The central theme of A Daring Promise hinges on the notion that vowing oneself to another before God is a radical act. Marriage is difficult for the simple reason that it is the setting in which most Christian adults will, through the help of God, work out their salvation. Gaillardetz eschews the notion that God is a third party brought into the marriage by the couple through prayer in favor of grounding the sacrament in the Paschal Mystery. The consequence of this action is that people are able to commune with God in their daily life of communing with others. “If God is love, if God is gift given eternally, then our participation in the life of God happens not by escaping our everyday world, but by entering more deeply into the life of love and that paradoxical logic of gift which we receive most richly only when we make “gifting” others a way of life,” (39).

A Daring Promise addresses marriage over the course of 137 pages in light of Christian Spirituality, the Life of Communion, Conversion, Sexuality and Parenthood. The author makes use of a multiplicity of sources regarding marriage including Thomas Merton, Saint Augustine, Kallistos Ware, Karol Wojtyla, Karen Lebacqz, and Evelyn and James Whitehead. The author also includes three discussion questions at the end of each chapter aimed at helping married individuals better relate to their spouses. The book succeeds in giving a view of marriage that runs counter to both the “happily-ever-after” and “old ball and chain” fallacies deeply embedded in society. The weaknesses of the book are a reflection of the author himself. At times, Gaillardetz seems to advocate a leap of faith from Church teaching into interpersonal relationships without giving a clear methodology for accomplishing the task. Throughout the book the author brushes off a traditional view of marriage as promulgated by celibate institutional church leaders. Nevertheless, Church authorities, and more importantly, married couples seeking to reconnect with one another could greatly benefit from reading this book. No Index.

Thoughts on Tuesday

Loneliness invades a man. It bores in amidst the classes and theological debates in the hallway, the cold beer at the end of the day among friends. It comes upon me when I realize I am not the man I was, and am not the man I will be. Strip away the black shirt, the tab collar, the classes the masses, the breviary and Morning Prayer and all you have is a man in the likeness of his creator, God. Somehow, it’s not enough. It’s incomplete, an alarming mess in a world defined by pixels and megabytes instead of loved ones and community.

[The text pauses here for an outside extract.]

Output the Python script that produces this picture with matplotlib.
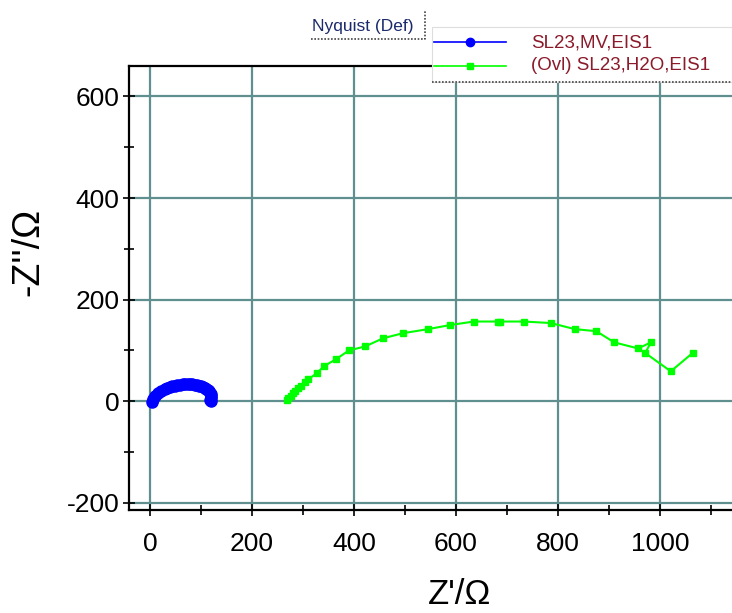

The question of a lifetime: Does man need saving, like the Judeo-Christian teaching proclaims or does he save himself, as the Buddhist path seems to suggest. Does it matter? Life marches on until we arrive at death. We have no choice in the matter. A friend lies on his death bed at Saint Mary’s, more than forty years a priest and as feisty as ever. “No one gets out of this life alive,” he reminded me. We can define our life and in so doing, define our death. Our world is really in our head. Not only the Gospel message, but every message we receive is received according to the mode of the receiver.

It is this hearing, and consequently the defining that happens as a result of our soul’s journey, that makes a life. Most days it seems to be enough to smile, but this day isn’t one of them. In the words of F. Scott Fitzgerald, “we beat on, boats against the current, borne back ceaselessly into the past.”